Mike, thanks for this. It does start to undermine the quality of the research behind the growth commission if they get a basic fact wrong.
Why is our voice not heard asks Patrick Willcocks, compared to Manchester and the North? It’s partly due to a slide into institutional impoverishment in the West Midlands.
10 years ago we had regional institutions founded on high levels of co-operation between local authorities. The West Midlands Local Government Association fed into official institutions such as the 100 strong partnership body the WM Regional Assembly. WMRA in turn, could speak for the region. This co-operation was not just the creation of the then Government’s ‘localism’ agenda but was rooted in co-operative bodies like the West Midlands Planning Forum, stretching back to the 1980s and before.

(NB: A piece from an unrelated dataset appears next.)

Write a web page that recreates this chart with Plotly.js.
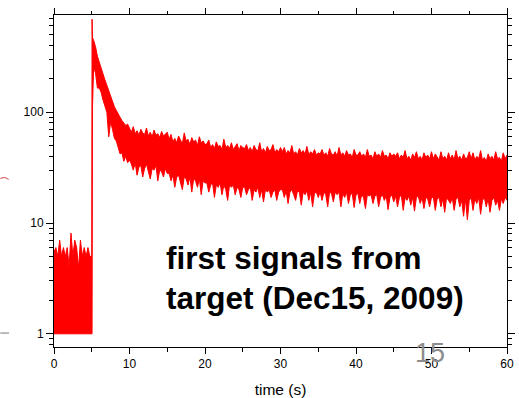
<!DOCTYPE html>
<html>
<head>
<meta charset="utf-8">
<script src="https://cdn.plot.ly/plotly-3.0.1.min.js"></script>
<style>
  html, body { margin: 0; padding: 0; background: #ffffff; }
  #chart { width: 519px; height: 398px; }
</style>
</head>
<body>
<div id="chart"></div>
<script>
// ---- data (time in s, signal counts) ----
// baseline before beam (0 - 5 s)
var timeBase  = [0,0.25,0.5,0.75,1,1.25,1.5,1.75,2,2.25,2.5,2.75,3,3.25,3.5,3.75,4,4.25,4.5,4.75,5.0];
var upperBase = [5.5,6,5,7,5,6,5,6,4,8.1,5,7,6,3.9,7,5,6,5,6,5,5];
var lowerBase = [1,1,1,1,1,1,1,1,1,1,1,1,1,1,1,1,1,1,1,1,1];

// rising edge
var timeRise  = [5.04, 5.1];
var upperRise = [690, 470];
var lowerRise = [1, 112];

// fast decay 5.25 - 10 s
var timeDecay  = [5.25,5.5,5.75,6,6.25,6.5,6.75,7,7.25,7.5,7.75,8,8.25,8.5,8.75,9,9.25,9.5,9.75,10];
var upperDecay = [445,390,320,280,250,225,195,175,155,140,125,112,104,95,90,84,80,76,78,72];
var lowerDecay = [256,225,165,165,150,128,115,100,60,82,70,58,55,47,42,43,36,40,35,37];

// slow tail 10.25 - 60 s
var timeTail = [
  10.25,10.5,10.75,11,11.25,11.5,11.75,12,12.25,12.5,12.75,13,13.25,13.5,13.75,14,14.25,14.5,14.75,15,
  15.25,15.5,15.75,16,16.25,16.5,16.75,17,17.25,17.5,17.75,18,18.25,18.5,18.75,19,19.25,19.5,19.75,20,
  20.25,20.5,20.75,21,21.25,21.5,21.75,22,22.25,22.5,22.75,23,23.25,23.5,23.75,24,24.25,24.5,24.75,25,
  25.25,25.5,25.75,26,26.25,26.5,26.75,27,27.25,27.5,27.75,28,28.25,28.5,28.75,29,29.25,29.5,29.75,30,
  30.25,30.5,30.75,31,31.25,31.5,31.75,32,32.25,32.5,32.75,33,33.25,33.5,33.75,34,34.25,34.5,34.75,35,
  35.25,35.5,35.75,36,36.25,36.5,36.75,37,37.25,37.5,37.75,38,38.25,38.5,38.75,39,39.25,39.5,39.75,40,
  40.25,40.5,40.75,41,41.25,41.5,41.75,42,42.25,42.5,42.75,43,43.25,43.5,43.75,44,44.25,44.5,44.75,45,
  45.25,45.5,45.75,46,46.25,46.5,46.75,47,47.25,47.5,47.75,48,48.25,48.5,48.75,49,49.25,49.5,49.75,50,
  50.25,50.5,50.75,51,51.25,51.5,51.75,52,52.25,52.5,52.75,53,53.25,53.5,53.75,54,54.25,54.5,54.75,55,
  55.25,55.5,55.75,56,56.25,56.5,56.75,57,57.25,57.5,57.75,58,58.25,58.5,58.75,59,59.25,59.5,59.75,60
];
var upperTail = [
  66,74,64,68,62,70,65,63,72,61,66,60,69,62,64,59,67,61,63,66,
  57,63,54,58,53,61,56,52,65,55,57,51,59,54,56,50,60,53,55,51,
  52,56,48,51,47,54,49,50,46,57,48,50,47,53,46,49,52,45,50,48,
  47,51,45,48,44,50,46,45,53,44,47,43,49,45,46,51,43,46,44,48,
  44,48,42,45,43,50,42,44,41,47,43,45,42,49,41,44,42,46,41,43,
  42,46,41,43,40,47,42,41,44,40,48,41,43,40,45,41,42,39,46,41,
  41,44,40,42,39,46,40,41,38,44,40,42,39,45,40,41,38,43,40,42,
  40,43,38,41,39,45,38,40,37,42,39,44,38,40,37,43,39,41,38,44,
  38,42,39,37,44,38,40,37,43,38,41,37,45,38,40,37,42,38,39,44,
  38,43,37,40,38,45,37,39,36,42,38,40,37,44,38,39,36,43,38,41
];
var lowerTail = [
  34,30,35,27,32,33,26,31,34,29,25,31,30,33,24,30,29,26,31,28,
  28,24,27,21,26,27,23,20,26,25,22,26,19,25,24,21,25,18,24,23,
  23,19,22,23,17,22,21,23,18,22,20,16,22,21,22,18,21,20,17,21,
  21,18,20,21,16,20,19,21,17,20,15.5,20,19,20,17,19,20,16,19,20,
  20,17,19.5,15,19,20,18,16,19.5,19,14.5,19,18,19.5,16,19,14,18.5,19,17,
  19,16,19,18,14,19,18.5,15.5,19,18,19,14,18.5,17,19,15,18,18.5,13.8,18,
  18.5,15,18,17,13.5,18,17.5,18,15,17.5,18,14,17,18,16,17.5,13.2,17,18,15.5,
  17.5,14,17,18,13,17,16,17.5,14.5,17,12.8,17,17.5,15,17,13.5,17,16.5,14,17,
  17,13,16.5,17,14,16.5,12.5,17,16,15,17,13,16.5,17,14,16,11.5,16.5,10.7,16,
  17,13,16.5,15,17,12,16,17,14,16.5,12.5,16,17,14.5,16,13,16.5,15,17,16
];

// axis tick labels
var xTickVals = [0,10,20,30,40,50,60];
var yTickVals = [1,10,100];
var yTickText = ['1','10','100'];
var yMinorVals = [0.8,0.9,2,3,4,5,6,7,8,9,20,30,40,50,60,70,80,90,200,300,400,500,600,700];

var timeAll  = timeBase.concat(timeRise, timeDecay, timeTail);
var upperAll = upperBase.concat(upperRise, upperDecay, upperTail);
var lowerAll = lowerBase.concat(lowerRise, lowerDecay, lowerTail);

var RED = '#ff0000';
var FONT = 'Liberation Sans, Arial, Helvetica, sans-serif';

var traces = [
  { x: timeAll, y: lowerAll, type: 'scatter', mode: 'lines',
    line: { color: RED, width: 1 }, hoverinfo: 'skip', showlegend: false },
  { x: timeAll, y: upperAll, type: 'scatter', mode: 'lines',
    line: { color: RED, width: 1 }, fill: 'tonexty', fillcolor: RED,
    hoverinfo: 'skip', showlegend: false }
];

var layout = {
  width: 519, height: 398,
  margin: { l: 54, r: 12, t: 15, b: 51, pad: 0 },
  paper_bgcolor: '#ffffff', plot_bgcolor: '#ffffff',
  font: { family: FONT, color: '#000000', size: 12 },
  showlegend: false,
  xaxis: {
    range: [0, 60], tickmode: 'array', tickvals: xTickVals,
    ticks: 'outside', ticklen: 6, tickwidth: 1, tickcolor: '#000',
    showline: true, linecolor: '#000', linewidth: 1, mirror: 'allticks',
    showgrid: false, zeroline: false,
    tickfont: { family: FONT, size: 12, color: '#000' },
    minor: { dtick: 5, tick0: 0, ticks: 'outside', ticklen: 3.5, tickcolor: '#000', showgrid: false },
    title: { text: 'time (s)', font: { family: FONT, size: 15.5, color: '#000' }, standoff: 14 },
    automargin: false
  },
  yaxis: {
    type: 'log', range: [-0.119, 2.877],
    tickmode: 'array', tickvals: yTickVals, ticktext: yTickText,
    ticks: 'outside', ticklen: 7, tickwidth: 1, tickcolor: '#000',
    showline: true, linecolor: '#000', linewidth: 1, mirror: 'allticks',
    showgrid: false, zeroline: false,
    tickfont: { family: FONT, size: 12, color: '#000' },
    minor: { tickmode: 'array', tickvals: yMinorVals, ticks: 'outside', ticklen: 4, tickcolor: '#000', showgrid: false },
    automargin: false
  },
  annotations: [
    { xref: 'paper', yref: 'paper', x: 0.2435, y: 0.2685, xanchor: 'left', yanchor: 'middle',
      text: '<b>first signals from</b>', showarrow: false,
      font: { family: FONT, size: 31.5, color: '#000' } },
    { xref: 'paper', yref: 'paper', x: 0.2435, y: 0.148, xanchor: 'left', yanchor: 'middle',
      text: '<b>target (Dec15, 2009)</b>', showarrow: false,
      font: { family: FONT, size: 31.5, color: '#000' } },
    { xref: 'paper', yref: 'paper', x: 0.8307, y: -0.0171, xanchor: 'center', yanchor: 'middle',
      text: '15', showarrow: false,
      font: { family: FONT, size: 27, color: '#8c8c8c' } }
  ],
  shapes: [
    { type: 'line', xref: 'paper', yref: 'paper', x0: -0.1185, x1: -0.099, y0: 0.042, y1: 0.042,
      line: { color: '#777', width: 1 } },
    { type: 'path', xref: 'paper', yref: 'paper',
      path: 'M -0.1185 0.508 Q -0.108 0.515 -0.1 0.505',
      line: { color: '#cc4444', width: 1 } }
  ]
};

Plotly.newPlot('chart', traces, layout, { staticPlot: true, displayModeBar: false });
</script>
</body>
</html>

We allowed all this to disappear by 2012, under the present Government’s irrational onslaught on regionalism.
Some of it – the voluntary planning forum, for example – could have been recreated, but the crisis in council management created by the budget cuts, plus party political divisions (not present in one party dominated Greater Manchester) forestalled any attempt. These divisions continue and currently exclude the West Midlands conurbation from a Manchester style city-deal. Conservative Solihull won’t join in. We let this lack of joined-up working continue at our peril.

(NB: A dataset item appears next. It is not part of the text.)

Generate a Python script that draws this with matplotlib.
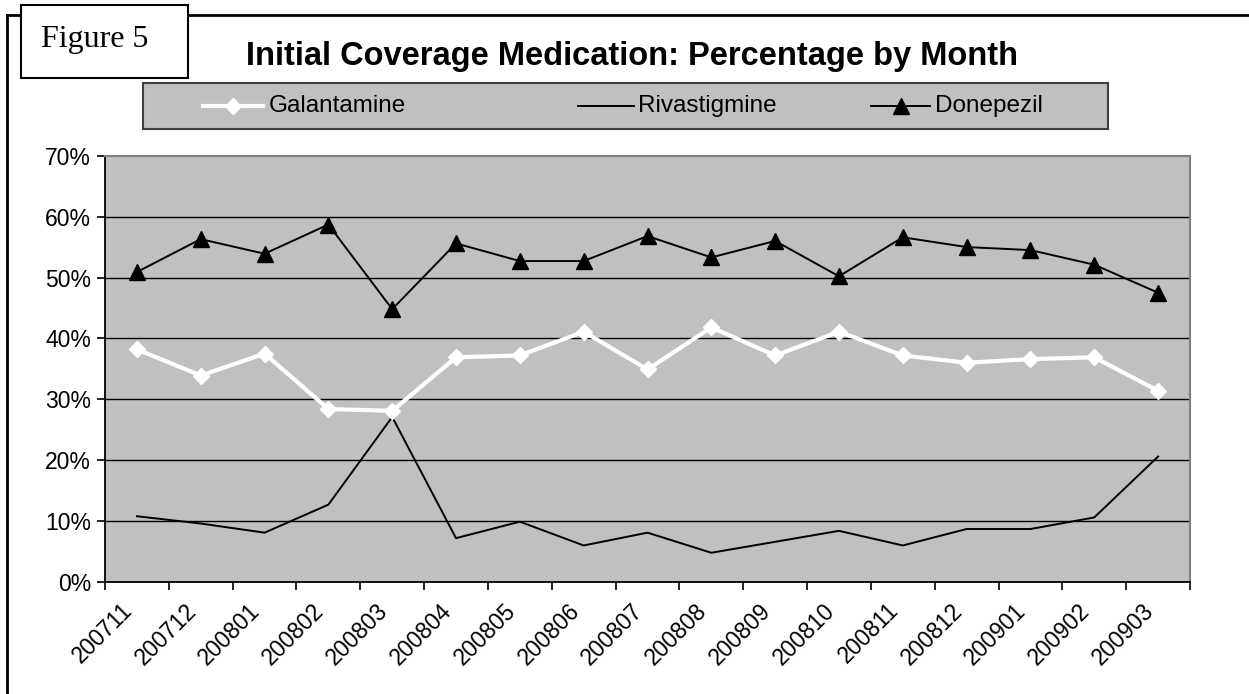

With the re-founding of a (so far invisible) WM Local Government Association maybe the tide of fragmentation has turned, but we lag far behind the North. Those council leaders with vision need to get behind a new attempt at creating a practical multi council body as a forum for regional spatial and economic planning. Much of the technical support could be pulled together swiftly, given the good work of regional voluntary professional/academic networks like Futures Network West Midlands.
It’s not very sexy, but it would be a start in getting the West Midlands working together again and building a national voice for the West Midlands region with Birmingham at its heart.
I think you are right; it is the withering of joint working that has served the West Midlands poorly. I think however the region is a bit of an artificial construct as what has Hereford to do with Stoke and so myself would place more emphasis on getting the old West Midlands County – LA’s working much more closely together. That is the basis of the GM working – which has then spread outwards from there. I think this is just starting to happen and the debate about a combined authority will pick up momentum in the coming months.